What I keep coming back to is the pace, and the driver behind it. Short-term market dynamics are real and they shape a lot of this. AI is in a rush phase, driven by short-term incentives. Companies aren't cutting at this speed because the AI workflows are mature; they're cutting because the AI narrative is convenient and the markets reward the cuts. Amazon's 14,000 isn't being announced because the AI agents have been load-tested against 14,000 jobs of work. It's being announced because freeing capital for AI investment is the story analysts want to hear right now.

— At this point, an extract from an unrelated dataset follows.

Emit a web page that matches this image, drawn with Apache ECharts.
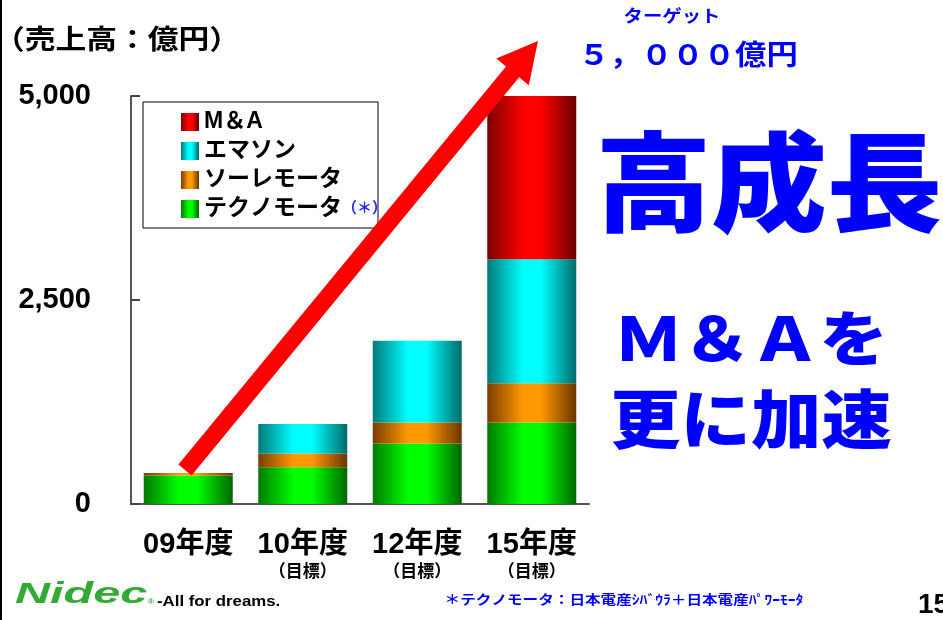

The sustainable shape is human+AI collaboration. Companies that figure out the collaboration outperform companies that just cut. To be clear: the headcount still shrinks under collaboration. It just shrinks slower, more deliberately, and the gap-filling pain, which the cut-fast firms are about to discover when the surviving headcount inherits two-and-a-half jobs each, is smaller. The 2027 correction cost is lower under collaboration than under racing-to-cut. That's the reason to do it well rather than fast. I'd rather be wrong about how fast this moves than be caught off guard.

Quieter items

A few smaller pieces worth a line. Google Gemini 2.5 Computer Use shipped to developers via the Gemini API earlier in October, built on Gemini 2.5 Pro, designed for agents that interact with UIs. The computer-use surface is becoming a standard offering across the labs. Atlassian's Service Collection continued rolling out following the early-October launch. JSM, CSM, Assets, and Rovo agents bundled, with Virtual Service Agent included in Premium and Enterprise. Atlassian also closed out the acquisition of DX (announced Sep 18, working through close), the engineering-intelligence play. The "AI for measuring AI's effect on engineering teams" framing is going to become more prominent as the layoffs narrative collides with actual productivity data. And California's algorithmic-discrimination employment regulations took effect October 1, with the four-year automated-decision-data retention requirement now in force. Quiet but consequential. If you're using AI in hiring or workplace decisions in California, the audit-trail requirement is real now.

What this week tells me

Three things. The small-model tier just got materially more capable. Haiku 4.5 at $1/$5 with Sonnet-4-class coding performance changes the cost arithmetic for the workloads that should have always been running on smaller models. Every "we run everything against the frontier model because we don't want to think about model selection" architecture got a little less defensible this week. The distributed pattern, small workers, large planners, sensitive context kept in the smallest blast radius, is where the work should be going.

Anthropic is winning the platform-primitive game right now. Skills, the Agent SDK, the orchestration framing in the Haiku launch, they're moving faster than OpenAI on the developer-foundation conversation. OpenAI's response is the Apps SDK and the AgentKit stack from DevDay; the next two months will tell us whether the Anthropic primitives or the OpenAI ones become the tooling default. I'm rooting for the version where the primitives are open enough to run against any model.

And the labor displacement is real and the pace is the problem. Amazon's 14,000 round is the largest single AI-framed cut yet, and Chegg's 45% shows the framing is now load-bearing for executives explaining bad outcomes. The displacement itself I expected. The speed I didn't. Short-term incentives are the driver. The firms that build human+AI collaboration instead of racing to cut will still shrink, just slower, better, and with fewer 2027 surprises. Next Sunday: the late-October Anthropic-Google TPU deal that's been telegraphed, more Skills uptake signal, whatever the layoff drumbeat sounds like in the run-up to month-end earnings.